Searching audio for specific words, phrases, and subphrases

Last reviewed: 7/8/2022

HOW Article ID: H072216

The information in this article applies to:

  • Audio Search 3

Summary

Search audio recording for specific words, phrases, and subphrases to obtain the offset positions in the audio file.

More Information

Chant Developer Workbench 2022 includes Audio Search application helper to simplify the process of searching recorded speech for specific words, phrases, and subphrases.

There are two types of audio searches supported: transcription and word spotting.

With transcription searches, an audio recording is transcribed first. Then one or more searches may be performed with simple string or Regular Expression pattern search terms. Matches are returned as offsets in seconds.
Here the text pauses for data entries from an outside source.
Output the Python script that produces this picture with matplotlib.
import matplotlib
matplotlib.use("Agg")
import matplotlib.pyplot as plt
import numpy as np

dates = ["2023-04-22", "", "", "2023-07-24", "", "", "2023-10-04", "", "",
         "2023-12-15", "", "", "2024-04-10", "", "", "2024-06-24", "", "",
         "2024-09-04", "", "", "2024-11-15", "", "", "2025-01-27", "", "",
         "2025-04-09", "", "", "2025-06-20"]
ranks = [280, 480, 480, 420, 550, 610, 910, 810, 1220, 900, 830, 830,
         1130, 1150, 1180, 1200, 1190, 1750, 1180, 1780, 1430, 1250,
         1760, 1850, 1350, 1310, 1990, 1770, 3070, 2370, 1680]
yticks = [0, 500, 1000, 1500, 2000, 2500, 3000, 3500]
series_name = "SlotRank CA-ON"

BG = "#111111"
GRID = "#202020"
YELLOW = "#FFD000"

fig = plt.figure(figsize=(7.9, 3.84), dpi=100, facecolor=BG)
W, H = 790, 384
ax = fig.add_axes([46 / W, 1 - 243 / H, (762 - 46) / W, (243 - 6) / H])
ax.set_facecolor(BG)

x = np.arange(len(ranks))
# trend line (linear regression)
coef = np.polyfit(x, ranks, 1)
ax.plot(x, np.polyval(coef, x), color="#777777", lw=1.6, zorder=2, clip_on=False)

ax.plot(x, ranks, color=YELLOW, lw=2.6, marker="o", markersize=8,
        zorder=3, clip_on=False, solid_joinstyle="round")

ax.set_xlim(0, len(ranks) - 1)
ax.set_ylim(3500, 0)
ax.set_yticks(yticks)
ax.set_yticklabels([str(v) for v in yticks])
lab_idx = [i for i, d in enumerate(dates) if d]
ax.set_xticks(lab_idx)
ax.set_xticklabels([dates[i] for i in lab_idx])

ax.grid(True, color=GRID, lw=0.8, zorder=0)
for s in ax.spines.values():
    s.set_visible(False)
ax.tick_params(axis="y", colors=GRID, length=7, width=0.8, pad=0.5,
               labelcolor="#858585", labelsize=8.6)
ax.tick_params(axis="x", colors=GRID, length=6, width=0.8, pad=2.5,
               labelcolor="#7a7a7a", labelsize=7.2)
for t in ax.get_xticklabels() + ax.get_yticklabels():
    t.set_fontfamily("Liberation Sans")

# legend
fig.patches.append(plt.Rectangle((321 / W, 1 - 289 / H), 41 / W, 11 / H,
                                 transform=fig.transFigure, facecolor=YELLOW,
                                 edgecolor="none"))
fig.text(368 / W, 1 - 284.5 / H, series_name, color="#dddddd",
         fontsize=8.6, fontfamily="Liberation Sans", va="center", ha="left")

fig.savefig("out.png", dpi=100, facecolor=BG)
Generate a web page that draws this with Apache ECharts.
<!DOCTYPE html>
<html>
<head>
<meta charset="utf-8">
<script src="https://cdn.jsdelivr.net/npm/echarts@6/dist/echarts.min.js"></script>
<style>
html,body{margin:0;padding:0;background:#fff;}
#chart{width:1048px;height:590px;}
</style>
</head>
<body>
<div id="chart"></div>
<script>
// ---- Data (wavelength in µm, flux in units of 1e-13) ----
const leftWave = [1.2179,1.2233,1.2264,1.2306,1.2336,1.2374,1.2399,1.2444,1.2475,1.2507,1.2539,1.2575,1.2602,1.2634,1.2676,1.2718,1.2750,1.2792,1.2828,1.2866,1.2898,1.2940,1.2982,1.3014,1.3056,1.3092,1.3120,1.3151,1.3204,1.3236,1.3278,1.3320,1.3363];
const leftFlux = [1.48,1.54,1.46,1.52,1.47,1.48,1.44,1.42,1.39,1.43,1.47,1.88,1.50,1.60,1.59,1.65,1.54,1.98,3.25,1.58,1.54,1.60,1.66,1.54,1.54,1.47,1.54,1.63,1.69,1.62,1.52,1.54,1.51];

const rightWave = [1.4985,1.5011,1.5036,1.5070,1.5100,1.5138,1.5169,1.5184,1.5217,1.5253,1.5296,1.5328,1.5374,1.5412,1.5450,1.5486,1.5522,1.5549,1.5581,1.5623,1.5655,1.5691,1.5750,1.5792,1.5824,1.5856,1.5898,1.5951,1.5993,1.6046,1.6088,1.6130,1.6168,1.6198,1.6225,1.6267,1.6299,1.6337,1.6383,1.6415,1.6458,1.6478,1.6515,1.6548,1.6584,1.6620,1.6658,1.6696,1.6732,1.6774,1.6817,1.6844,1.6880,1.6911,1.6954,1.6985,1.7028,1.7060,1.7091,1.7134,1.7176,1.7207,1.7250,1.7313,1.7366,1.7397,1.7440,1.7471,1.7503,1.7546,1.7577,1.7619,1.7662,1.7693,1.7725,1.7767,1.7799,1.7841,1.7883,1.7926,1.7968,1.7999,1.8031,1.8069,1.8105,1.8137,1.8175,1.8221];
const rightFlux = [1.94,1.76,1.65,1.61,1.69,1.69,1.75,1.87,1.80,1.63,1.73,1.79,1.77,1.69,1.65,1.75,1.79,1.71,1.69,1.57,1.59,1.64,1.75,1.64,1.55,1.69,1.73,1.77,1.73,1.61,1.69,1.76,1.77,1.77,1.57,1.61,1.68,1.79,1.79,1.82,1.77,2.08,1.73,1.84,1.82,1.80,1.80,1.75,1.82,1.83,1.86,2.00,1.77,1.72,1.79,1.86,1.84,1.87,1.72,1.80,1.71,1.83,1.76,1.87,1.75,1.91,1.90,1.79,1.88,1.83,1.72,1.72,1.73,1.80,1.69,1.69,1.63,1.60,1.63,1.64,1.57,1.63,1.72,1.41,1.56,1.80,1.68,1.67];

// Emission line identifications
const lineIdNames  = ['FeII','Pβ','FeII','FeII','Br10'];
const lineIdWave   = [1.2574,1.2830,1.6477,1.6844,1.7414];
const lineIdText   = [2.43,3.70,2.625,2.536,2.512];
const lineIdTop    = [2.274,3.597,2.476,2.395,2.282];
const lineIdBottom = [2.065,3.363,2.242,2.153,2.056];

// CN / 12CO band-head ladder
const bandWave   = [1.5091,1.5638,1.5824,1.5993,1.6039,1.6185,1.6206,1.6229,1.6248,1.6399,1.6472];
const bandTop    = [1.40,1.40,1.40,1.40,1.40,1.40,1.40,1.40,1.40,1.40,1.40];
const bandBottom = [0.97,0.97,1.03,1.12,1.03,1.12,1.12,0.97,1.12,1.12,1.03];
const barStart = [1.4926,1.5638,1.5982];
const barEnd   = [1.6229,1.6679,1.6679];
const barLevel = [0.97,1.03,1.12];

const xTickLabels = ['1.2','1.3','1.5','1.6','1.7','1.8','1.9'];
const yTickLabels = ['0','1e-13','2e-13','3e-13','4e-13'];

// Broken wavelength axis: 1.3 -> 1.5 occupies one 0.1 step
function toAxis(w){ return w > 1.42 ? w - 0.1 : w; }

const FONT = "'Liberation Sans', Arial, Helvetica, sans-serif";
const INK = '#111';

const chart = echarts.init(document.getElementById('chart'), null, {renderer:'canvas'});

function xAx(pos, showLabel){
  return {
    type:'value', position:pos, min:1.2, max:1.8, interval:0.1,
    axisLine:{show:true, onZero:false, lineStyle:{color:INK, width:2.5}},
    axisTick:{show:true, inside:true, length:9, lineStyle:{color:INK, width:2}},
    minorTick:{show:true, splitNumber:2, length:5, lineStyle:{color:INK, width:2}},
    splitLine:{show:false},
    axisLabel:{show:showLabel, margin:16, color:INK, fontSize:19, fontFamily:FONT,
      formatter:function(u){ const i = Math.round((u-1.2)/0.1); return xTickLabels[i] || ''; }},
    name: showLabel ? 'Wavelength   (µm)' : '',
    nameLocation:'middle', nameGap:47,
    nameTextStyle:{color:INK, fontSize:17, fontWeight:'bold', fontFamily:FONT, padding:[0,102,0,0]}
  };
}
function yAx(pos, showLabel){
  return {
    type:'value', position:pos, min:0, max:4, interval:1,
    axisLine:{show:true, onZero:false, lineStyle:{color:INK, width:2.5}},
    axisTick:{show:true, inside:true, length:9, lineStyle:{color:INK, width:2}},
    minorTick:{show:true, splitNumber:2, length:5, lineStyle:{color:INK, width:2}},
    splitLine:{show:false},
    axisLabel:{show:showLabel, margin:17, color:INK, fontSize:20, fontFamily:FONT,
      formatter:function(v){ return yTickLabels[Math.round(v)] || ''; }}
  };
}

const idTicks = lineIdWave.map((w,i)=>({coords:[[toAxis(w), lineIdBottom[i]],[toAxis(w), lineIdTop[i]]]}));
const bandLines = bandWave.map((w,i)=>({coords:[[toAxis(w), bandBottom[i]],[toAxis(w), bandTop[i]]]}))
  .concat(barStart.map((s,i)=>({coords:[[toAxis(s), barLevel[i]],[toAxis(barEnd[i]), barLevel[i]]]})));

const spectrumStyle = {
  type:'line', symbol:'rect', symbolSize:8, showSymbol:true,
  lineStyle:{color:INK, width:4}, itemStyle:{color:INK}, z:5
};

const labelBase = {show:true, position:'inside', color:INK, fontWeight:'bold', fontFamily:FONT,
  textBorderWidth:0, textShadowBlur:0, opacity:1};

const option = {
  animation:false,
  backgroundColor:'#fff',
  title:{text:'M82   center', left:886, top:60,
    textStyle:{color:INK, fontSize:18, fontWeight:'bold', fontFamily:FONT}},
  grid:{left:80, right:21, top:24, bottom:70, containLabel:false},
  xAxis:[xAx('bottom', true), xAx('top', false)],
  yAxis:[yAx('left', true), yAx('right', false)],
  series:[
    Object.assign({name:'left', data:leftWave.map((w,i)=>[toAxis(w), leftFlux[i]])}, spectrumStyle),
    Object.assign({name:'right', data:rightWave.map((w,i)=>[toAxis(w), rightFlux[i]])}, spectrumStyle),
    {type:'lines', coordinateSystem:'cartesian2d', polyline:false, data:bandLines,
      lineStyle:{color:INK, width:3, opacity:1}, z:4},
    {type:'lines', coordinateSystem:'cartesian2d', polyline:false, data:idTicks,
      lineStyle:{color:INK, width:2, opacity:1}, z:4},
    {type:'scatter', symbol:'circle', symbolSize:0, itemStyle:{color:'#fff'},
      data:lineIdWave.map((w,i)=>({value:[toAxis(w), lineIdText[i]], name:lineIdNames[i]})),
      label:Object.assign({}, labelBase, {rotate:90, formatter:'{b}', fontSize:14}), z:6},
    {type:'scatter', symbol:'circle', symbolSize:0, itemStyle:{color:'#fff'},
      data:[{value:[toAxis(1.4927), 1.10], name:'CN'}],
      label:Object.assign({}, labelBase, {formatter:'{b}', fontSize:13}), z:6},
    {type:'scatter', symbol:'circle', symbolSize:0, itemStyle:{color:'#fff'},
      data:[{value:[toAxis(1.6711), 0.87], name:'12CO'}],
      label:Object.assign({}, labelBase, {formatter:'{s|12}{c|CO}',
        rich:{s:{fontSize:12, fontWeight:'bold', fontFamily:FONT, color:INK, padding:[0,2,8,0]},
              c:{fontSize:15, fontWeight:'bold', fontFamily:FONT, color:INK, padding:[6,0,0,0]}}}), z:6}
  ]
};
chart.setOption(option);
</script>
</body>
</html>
With word spotting searches, the audio is word spotted with a list of keywords (i.e., single words or phrases) first. Then one or more searches may be performed to match a keyword originally used in the word spotting. Matches are returned as offsets in seconds.


// Instantiate AudioSearch
NAudioSearch _AudioSearch = new NAudioSearch();
if (_AudioSearch != null)
{
    // Set credentials
    _AudioSearch.SetCredentials("Credentials");
    NSAPI5Recognizer _Recognizer = _AudioSearch.CreateSAPI5Recognizer();
    if (_Recognizer != null)
    {
        _Recognizer.Transcribe("myaudio.wav");
        int type = (int)ChantAudioSearchType.ASTPhrase; 
        int options = (int)ChantAudioSearchOption.ASOExactMatch; 
        // Get time offsets in seconds ss.mmm
        List<double> results = _Recognizer.Find("grocery", type, options);
        ...
        _Recognizer.WordSpot("myaudio.wav", "grocery, gas station, post office, bank");
        // Get time offsets in seconds ss.mmm
        results = _Recognizer.Find("grocery");
    }
}

Syntax Helpers

The search type value may be specified with one of ChantAudioSearchType constants:

  • ASTPhrase
  • ASTRegEx

The search options may be specified with one or more ChantAudioSearchOption constants:

  • ASOPartialMatch
  • ASOExactMatch
  • ASOCaseSensitive

Development and Deployment

Audio Search applications require the Audio Search library and the applicable SpeechKit Speech API library:

  • C++Builder, C++, and Delphi applications require the Audio Search library (CAudioSearch.dll or CAudioSearchX64.dll) and the applicable SpeechKit Speech API library in the same directory as the application .exe.
  • Java applications require the audiosearch.jar and chant.shared.jar in the target system Java JRE lib directory and/or ensure the classpath includes the path where the talklisten.jar and chant.shared.jar libraries are placed on the target system. The Audio Search library (JAudioSearch.dll or JAudioSearchX64.dll) and the applicable SpeechKit Speech API library must be in the target system Java JRE bin directory.
  • C# and VB .NET applications require the assembly library (Chant.AudioSearch.Windows) embedded in the application or located in the same directory as the application .exe. The Audio Search library (NAudioSearch.dll or NAudioSearchX64.dll) must be registered as a COM library on the target system and the applicable SpeechKit Speech API library in the same directory as the application .exe.

Speech API SpeechKit Speech API class SpeechKit Speech API library
Microsoft SAPI 5xSAPI5RecognizerCSpeechKit.SAPI5.dll or CSpeechKitX64.SAPI5.dll
Microsoft Speech PlatformxMSPRecognizerCSpeechKit.MSP.dll or CSpeechKitX64.MSP.dll
Nuance Dragon NaturallySpeakingxDgnRecognizerCSpeechKit.Dgn.dll or CSpeechKitX64.Dgn.dll

where x is C for C++Builder and C++; T for Delphi; J for Java; and N for .NET.